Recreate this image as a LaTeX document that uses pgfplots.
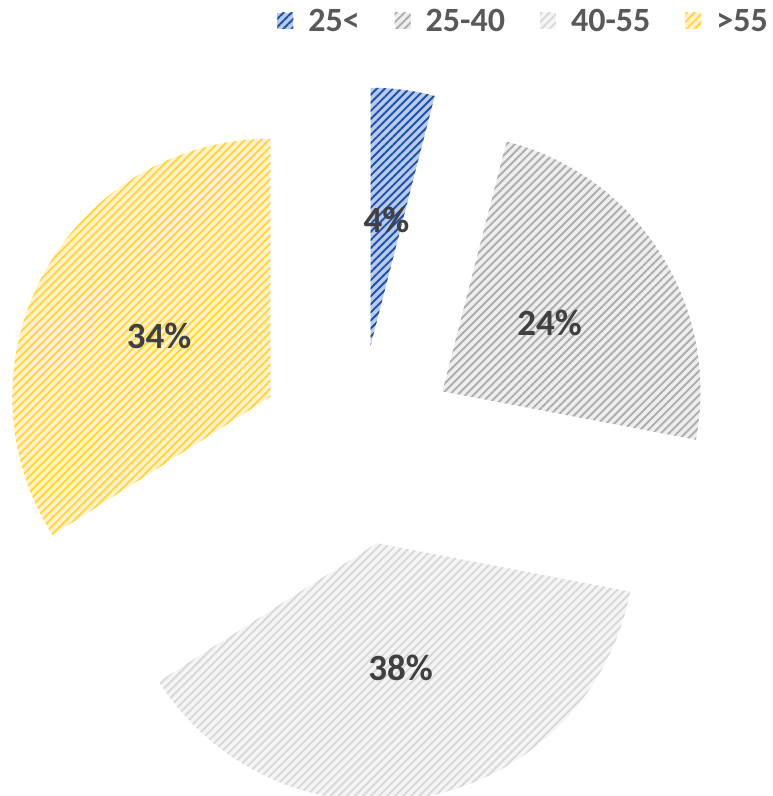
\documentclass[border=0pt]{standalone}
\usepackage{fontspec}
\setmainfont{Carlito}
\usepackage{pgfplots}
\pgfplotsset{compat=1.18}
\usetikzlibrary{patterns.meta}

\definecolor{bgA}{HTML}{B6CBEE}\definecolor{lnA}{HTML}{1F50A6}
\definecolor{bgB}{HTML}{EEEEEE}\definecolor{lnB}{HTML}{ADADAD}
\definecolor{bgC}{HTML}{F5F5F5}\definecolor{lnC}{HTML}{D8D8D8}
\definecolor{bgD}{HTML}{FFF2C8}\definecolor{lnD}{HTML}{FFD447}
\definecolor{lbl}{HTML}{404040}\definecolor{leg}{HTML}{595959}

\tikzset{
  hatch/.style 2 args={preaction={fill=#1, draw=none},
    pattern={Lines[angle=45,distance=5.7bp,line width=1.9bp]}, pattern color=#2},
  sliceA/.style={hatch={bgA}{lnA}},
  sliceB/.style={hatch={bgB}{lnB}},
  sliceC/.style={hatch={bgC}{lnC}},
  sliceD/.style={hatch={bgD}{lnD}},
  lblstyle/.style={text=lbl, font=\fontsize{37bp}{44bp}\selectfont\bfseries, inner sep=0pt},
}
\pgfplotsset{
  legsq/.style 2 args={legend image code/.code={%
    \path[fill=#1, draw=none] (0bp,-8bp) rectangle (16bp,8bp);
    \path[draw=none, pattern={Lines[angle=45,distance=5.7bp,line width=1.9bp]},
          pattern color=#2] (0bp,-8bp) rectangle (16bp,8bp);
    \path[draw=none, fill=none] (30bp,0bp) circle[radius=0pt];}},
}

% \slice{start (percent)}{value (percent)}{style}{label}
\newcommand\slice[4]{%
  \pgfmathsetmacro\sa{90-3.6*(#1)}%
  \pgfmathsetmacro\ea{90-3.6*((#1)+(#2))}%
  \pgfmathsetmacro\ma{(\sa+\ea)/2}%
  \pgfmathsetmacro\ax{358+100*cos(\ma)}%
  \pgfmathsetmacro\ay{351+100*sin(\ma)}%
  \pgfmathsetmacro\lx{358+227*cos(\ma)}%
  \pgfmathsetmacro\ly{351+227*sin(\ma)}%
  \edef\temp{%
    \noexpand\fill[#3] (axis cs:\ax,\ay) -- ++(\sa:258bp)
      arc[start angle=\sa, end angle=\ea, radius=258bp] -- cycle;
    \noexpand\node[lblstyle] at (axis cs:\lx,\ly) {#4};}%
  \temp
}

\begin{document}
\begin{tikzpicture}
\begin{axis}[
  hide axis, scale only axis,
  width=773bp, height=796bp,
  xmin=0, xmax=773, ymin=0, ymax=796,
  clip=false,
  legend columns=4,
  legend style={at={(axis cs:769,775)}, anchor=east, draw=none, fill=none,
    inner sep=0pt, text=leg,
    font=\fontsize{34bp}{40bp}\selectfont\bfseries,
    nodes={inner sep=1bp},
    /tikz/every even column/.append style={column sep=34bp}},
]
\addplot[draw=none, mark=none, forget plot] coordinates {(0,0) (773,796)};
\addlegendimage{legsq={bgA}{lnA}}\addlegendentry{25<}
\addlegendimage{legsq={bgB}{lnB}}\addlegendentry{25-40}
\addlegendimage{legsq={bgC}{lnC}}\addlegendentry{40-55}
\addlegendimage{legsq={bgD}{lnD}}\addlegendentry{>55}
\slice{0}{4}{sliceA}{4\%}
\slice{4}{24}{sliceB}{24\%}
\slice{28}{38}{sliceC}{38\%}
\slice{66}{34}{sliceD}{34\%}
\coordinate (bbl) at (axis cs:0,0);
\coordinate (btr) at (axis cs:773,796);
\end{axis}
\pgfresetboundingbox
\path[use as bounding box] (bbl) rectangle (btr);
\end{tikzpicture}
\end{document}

# # #

» What this task involves:
Give the data again exactly as written, with all pictures left out.

» Reply:
Recreate this image as a LaTeX document that uses pgfplots.
\documentclass[border=0pt]{standalone}
\usepackage{fontspec}
\setmainfont{Carlito}
\usepackage{pgfplots}
\pgfplotsset{compat=1.18}
\usetikzlibrary{patterns.meta}

\definecolor{bgA}{HTML}{B6CBEE}\definecolor{lnA}{HTML}{1F50A6}
\definecolor{bgB}{HTML}{EEEEEE}\definecolor{lnB}{HTML}{ADADAD}
\definecolor{bgC}{HTML}{F5F5F5}\definecolor{lnC}{HTML}{D8D8D8}
\definecolor{bgD}{HTML}{FFF2C8}\definecolor{lnD}{HTML}{FFD447}
\definecolor{lbl}{HTML}{404040}\definecolor{leg}{HTML}{595959}

\tikzset{
  hatch/.style 2 args={preaction={fill=#1, draw=none},
    pattern={Lines[angle=45,distance=5.7bp,line width=1.9bp]}, pattern color=#2},
  sliceA/.style={hatch={bgA}{lnA}},
  sliceB/.style={hatch={bgB}{lnB}},
  sliceC/.style={hatch={bgC}{lnC}},
  sliceD/.style={hatch={bgD}{lnD}},
  lblstyle/.style={text=lbl, font=\fontsize{37bp}{44bp}\selectfont\bfseries, inner sep=0pt},
}
\pgfplotsset{
  legsq/.style 2 args={legend image code/.code={%
    \path[fill=#1, draw=none] (0bp,-8bp) rectangle (16bp,8bp);
    \path[draw=none, pattern={Lines[angle=45,distance=5.7bp,line width=1.9bp]},
          pattern color=#2] (0bp,-8bp) rectangle (16bp,8bp);
    \path[draw=none, fill=none] (30bp,0bp) circle[radius=0pt];}},
}

% \slice{start (percent)}{value (percent)}{style}{label}
\newcommand\slice[4]{%
  \pgfmathsetmacro\sa{90-3.6*(#1)}%
  \pgfmathsetmacro\ea{90-3.6*((#1)+(#2))}%
  \pgfmathsetmacro\ma{(\sa+\ea)/2}%
  \pgfmathsetmacro\ax{358+100*cos(\ma)}%
  \pgfmathsetmacro\ay{351+100*sin(\ma)}%
  \pgfmathsetmacro\lx{358+227*cos(\ma)}%
  \pgfmathsetmacro\ly{351+227*sin(\ma)}%
  \edef\temp{%
    \noexpand\fill[#3] (axis cs:\ax,\ay) -- ++(\sa:258bp)
      arc[start angle=\sa, end angle=\ea, radius=258bp] -- cycle;
    \noexpand\node[lblstyle] at (axis cs:\lx,\ly) {#4};}%
  \temp
}

\begin{document}
\begin{tikzpicture}
\begin{axis}[
  hide axis, scale only axis,
  width=773bp, height=796bp,
  xmin=0, xmax=773, ymin=0, ymax=796,
  clip=false,
  legend columns=4,
  legend style={at={(axis cs:769,775)}, anchor=east, draw=none, fill=none,
    inner sep=0pt, text=leg,
    font=\fontsize{34bp}{40bp}\selectfont\bfseries,
    nodes={inner sep=1bp},
    /tikz/every even column/.append style={column sep=34bp}},
]
\addplot[draw=none, mark=none, forget plot] coordinates {(0,0) (773,796)};
\addlegendimage{legsq={bgA}{lnA}}\addlegendentry{25<}
\addlegendimage{legsq={bgB}{lnB}}\addlegendentry{25-40}
\addlegendimage{legsq={bgC}{lnC}}\addlegendentry{40-55}
\addlegendimage{legsq={bgD}{lnD}}\addlegendentry{>55}
\slice{0}{4}{sliceA}{4\%}
\slice{4}{24}{sliceB}{24\%}
\slice{28}{38}{sliceC}{38\%}
\slice{66}{34}{sliceD}{34\%}
\coordinate (bbl) at (axis cs:0,0);
\coordinate (btr) at (axis cs:773,796);
\end{axis}
\pgfresetboundingbox
\path[use as bounding box] (bbl) rectangle (btr);
\end{tikzpicture}
\end{document}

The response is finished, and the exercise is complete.